E ouviram novamente o doce tom de seu soberano:
— Aqui! Aqui! Aqui!
Esse “aqui” não cessou de ressoar até se depararem com o milagre: a cabeça do Santo, qual tesouro escondido, estava guardada cuidadosamente por um lobo. Ao se aproximarem, a fera se afastou, como que entregando a relíquia a seus súditos para darem um enterro digno ao rei.
A este milagre seguiu-se outro talvez mais assombroso: ao juntar a cabeça ao corpo, ambos se uniram, restando apenas uma fina linha vermelha em volta do pescoço.
Anos depois, constatou-se que o corpo de Santo Edmundo estava incorrupto. Inúmeras pessoas testemunharam esse fato ao longo dos séculos, havendo inclusive uma mulher designada para, de tempos em tempos, cortar as unhas e cabelos do Santo, colocando-as numa caixa para a veneração dos fiéis. Porém, entre invasões, guerras e outros imprevistos, o corpo teve de ser transladado várias vezes, a ponto de hoje não se saber com certeza o seu paradeiro.
Modelo para os governantes e para os que lutam pelo Reino de Deus
Os frutos do sangue de Santo Edmundo não se fizeram sentir de forma imediata, pois os caminhos de Deus têm as suas delongas. Após a morte do rei, os dinamarqueses pagãos tomaram conta da Ânglia Oriental, dominando-a por cinquenta anos…
Nesse ínterim, chama a atenção a morte repentina e inexplicável de um dos tiranos dinamarqueses, de nome Swein, a qual é atribuída a Santo Edmundo: segundo alguns autores, o rei lhe teria aparecido em sonho e desfechado um forte golpe em sua cabeça, cujas sequelas o levaram pouco depois a finalizar seus dias na terra.
Contudo, se lançarmos um olhar de fé mais adiante na História da Inglaterra, podemos ver nesse sangue uma semente dos inúmeros Bem-Aventurados que ali surgiram, a ponto de fazê-la merecer o título de Ilha dos Santos.
Modelo para os governantes, Santo Edmundo ensina que “só governa bem quem está disposto a levar a fidelidade a seus princípios e a seu cargo até o martírio”.4 Contudo, ele também é exemplo para todos os católicos que devem batalhar para manter a sua fé em meio às hostilidades do mundo moderno.
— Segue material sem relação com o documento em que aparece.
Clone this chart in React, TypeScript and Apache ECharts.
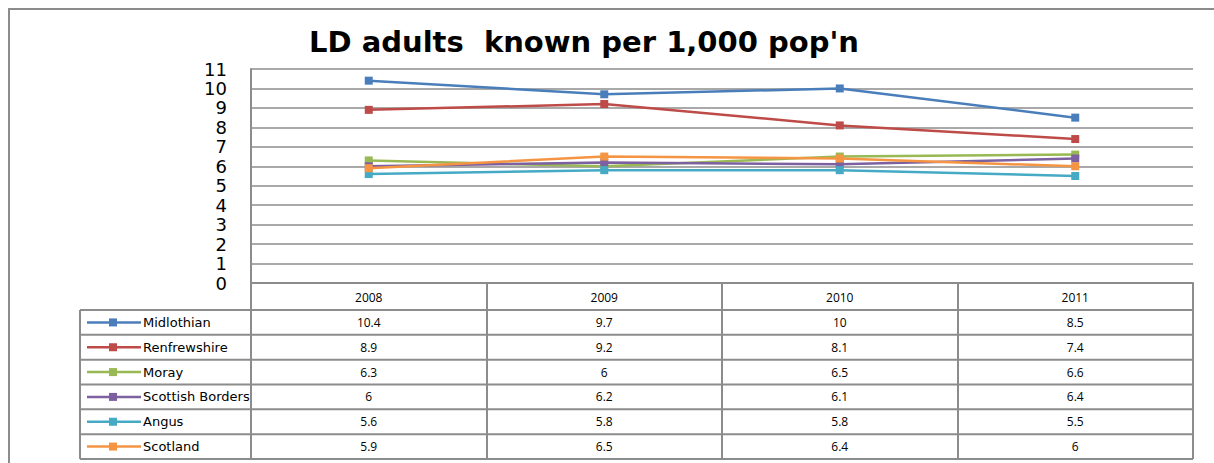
import React, { useEffect, useRef } from "react";
import * as echarts from "echarts";

const categories = ["2008", "2009", "2010", "2011"];
const seriesNames = ["Midlothian", "Renfrewshire", "Moray", "Scottish Borders", "Angus", "Scotland"];
const midlothian = [10.4, 9.7, 10, 8.5];
const renfrewshire = [8.9, 9.2, 8.1, 7.4];
const moray = [6.3, 6, 6.5, 6.6];
const scottishBorders = [6, 6.2, 6.1, 6.4];
const angus = [5.6, 5.8, 5.8, 5.5];
const scotland = [5.9, 6.5, 6.4, 6];
const seriesValues = [midlothian, renfrewshire, moray, scottishBorders, angus, scotland];
const colors = ["#4A7EBB", "#BE4B48", "#98B954", "#7D60A0", "#46AAC5", "#F59543"];
const yTicks = { min: 0, max: 11, interval: 1 };

const GRID_LEFT = 251;
const GRID_RIGHT_EDGE = 1193;
const GRID_TOP = 69;
const GRID_BOTTOM_EDGE = 283;
const HEADER_BOTTOM = 310;
const TABLE_BOTTOM = 459;
const TABLE_LEFT = 80;
const LINE_COLOR = "#8C8C8C";

export default function App() {
  const ref = useRef<HTMLDivElement>(null);
  useEffect(() => {
    if (!ref.current) return;
    const chart = echarts.init(ref.current, null, { renderer: "svg" });
    const option: any = {
      animation: false,
      title: {
        text: "LD adults  known per 1,000 pop'n",
        left: 579,
        top: 22,
        textAlign: "center",
        textStyle: { fontFamily: "DejaVu Sans", fontWeight: "bold", fontSize: 29, color: "#000" },
      },
      grid: { left: GRID_LEFT, right: 1214 - GRID_RIGHT_EDGE, top: GRID_TOP, bottom: 463 - GRID_BOTTOM_EDGE },
      xAxis: {
        type: "category",
        data: categories,
        boundaryGap: true,
        axisLine: { show: true, lineStyle: { color: LINE_COLOR, width: 2 } },
        axisTick: { show: true, interval: 0, length: TABLE_BOTTOM - GRID_BOTTOM_EDGE, lineStyle: { color: LINE_COLOR, width: 2 } },
        axisLabel: { fontSize: 12, color: "#000", margin: 8, fontFamily: "Open Sans" },
        splitLine: { show: false },
      },
      yAxis: {
        type: "value",
        min: yTicks.min,
        max: yTicks.max,
        interval: yTicks.interval,
        axisLine: { show: true, lineStyle: { color: LINE_COLOR, width: 2 } },
        axisTick: { show: false },
        axisLabel: { fontSize: 18, color: "#000", margin: 24, fontFamily: "DejaVu Sans" },
        splitLine: { show: true, lineStyle: { color: LINE_COLOR, width: 1.5 } },
      },
      series: seriesNames.map((name, i) => ({
        name,
        type: "line",
        data: seriesValues[i],
        symbol: "rect",
        symbolSize: 8,
        lineStyle: { color: colors[i], width: 2.5 },
        itemStyle: { color: colors[i] },
        z: 2 + i,
      })),
    };
    chart.setOption(option);

    const rowH = (TABLE_BOTTOM - HEADER_BOTTOM) / seriesNames.length;
    const graphics: any[] = [];
    graphics.push({
      type: "polyline",
      shape: { points: [[9, 470], [9, 9], [1220, 9]] },
      style: { fill: "none", stroke: "#8C8C8C", lineWidth: 2 },
      silent: true,
    });
    for (let r = 0; r <= seriesNames.length; r++) {
      const y = HEADER_BOTTOM + r * rowH;
      graphics.push({
        type: "line",
        shape: { x1: TABLE_LEFT, y1: y, x2: GRID_RIGHT_EDGE, y2: y },
        style: { stroke: LINE_COLOR, lineWidth: 2 },
      });
    }
    graphics.push({
      type: "line",
      shape: { x1: TABLE_LEFT, y1: HEADER_BOTTOM, x2: TABLE_LEFT, y2: TABLE_BOTTOM },
      style: { stroke: LINE_COLOR, lineWidth: 2 },
    });
    seriesNames.forEach((name, r) => {
      const cy = HEADER_BOTTOM + r * rowH + rowH / 2;
      graphics.push({
        type: "line",
        shape: { x1: 87, y1: cy, x2: 141, y2: cy },
        style: { stroke: colors[r], lineWidth: 2.5 },
      });
      graphics.push({
        type: "rect",
        shape: { x: 109, y: cy - 4, width: 8, height: 8 },
        style: { fill: colors[r] },
      });
      graphics.push({
        type: "text",
        x: 143,
        y: cy,
        style: { text: name, fontSize: 13, fontFamily: "DejaVu Sans", fill: "#000", verticalAlign: "middle", align: "left" },
      });
      seriesValues[r].forEach((v, c) => {
        const px = chart.convertToPixel({ xAxisIndex: 0 }, c) as number;
        graphics.push({
          type: "text",
          x: px,
          y: cy,
          style: { text: String(v), fontSize: 12, fontFamily: "Open Sans", fill: "#000", verticalAlign: "middle", align: "center" },
        });
      });
    });
    chart.setOption({ graphic: graphics });
    return () => chart.dispose();
  }, []);
  return <div ref={ref} style={{ position: "fixed", left: 0, top: 0, width: 1214, height: 463, background: "#fff" }} />;
}
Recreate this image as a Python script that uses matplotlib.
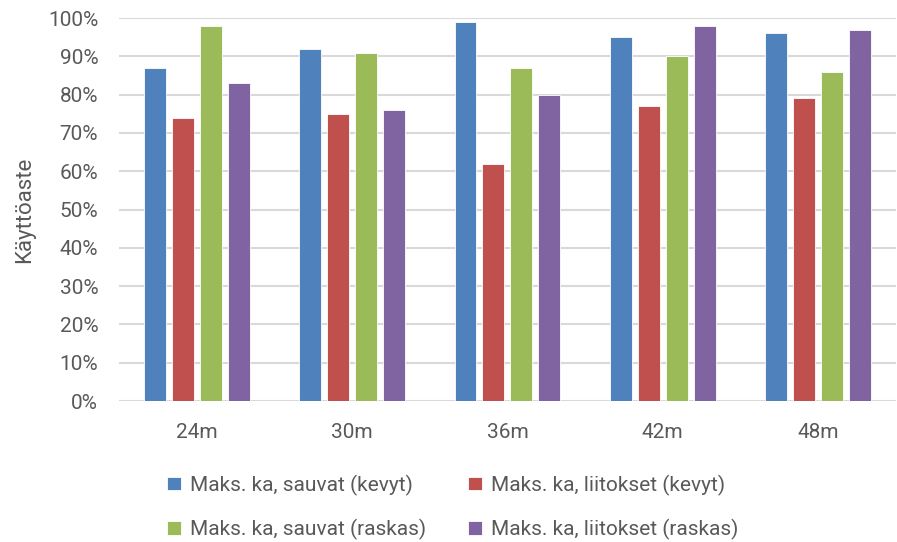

Sua vida ilibada, heroica e sempre conforme à Providência foi um prenúncio da vitória a ser conquistada pelos fiéis que, mesmo sem sabê-lo, lutam pela implantação do Reino de Deus sobre a terra. ◊
Notas
1 GAIMAR, Geffrei. History of the English. In: HERVEY, Francis (Ed.). Corolla Sancti Eadmundi. The Garland of Saint Edmund, King and Martyr. Londres: John Murray, 1907, p.129.
2 SANTO ABÃO DE FLEURY. The Passio of Saint Eadmund. In: HERVEY, op. cit., p.29.
3 MACKINLAY, OSB, James Boniface. Saint Edmund, King and Martyr. London-Leamington: Art and Book Company, 1893, p.119.
4 CORRÊA DE OLIVEIRA, Plinio. Conferência. São Paulo, 20 nov. 1970.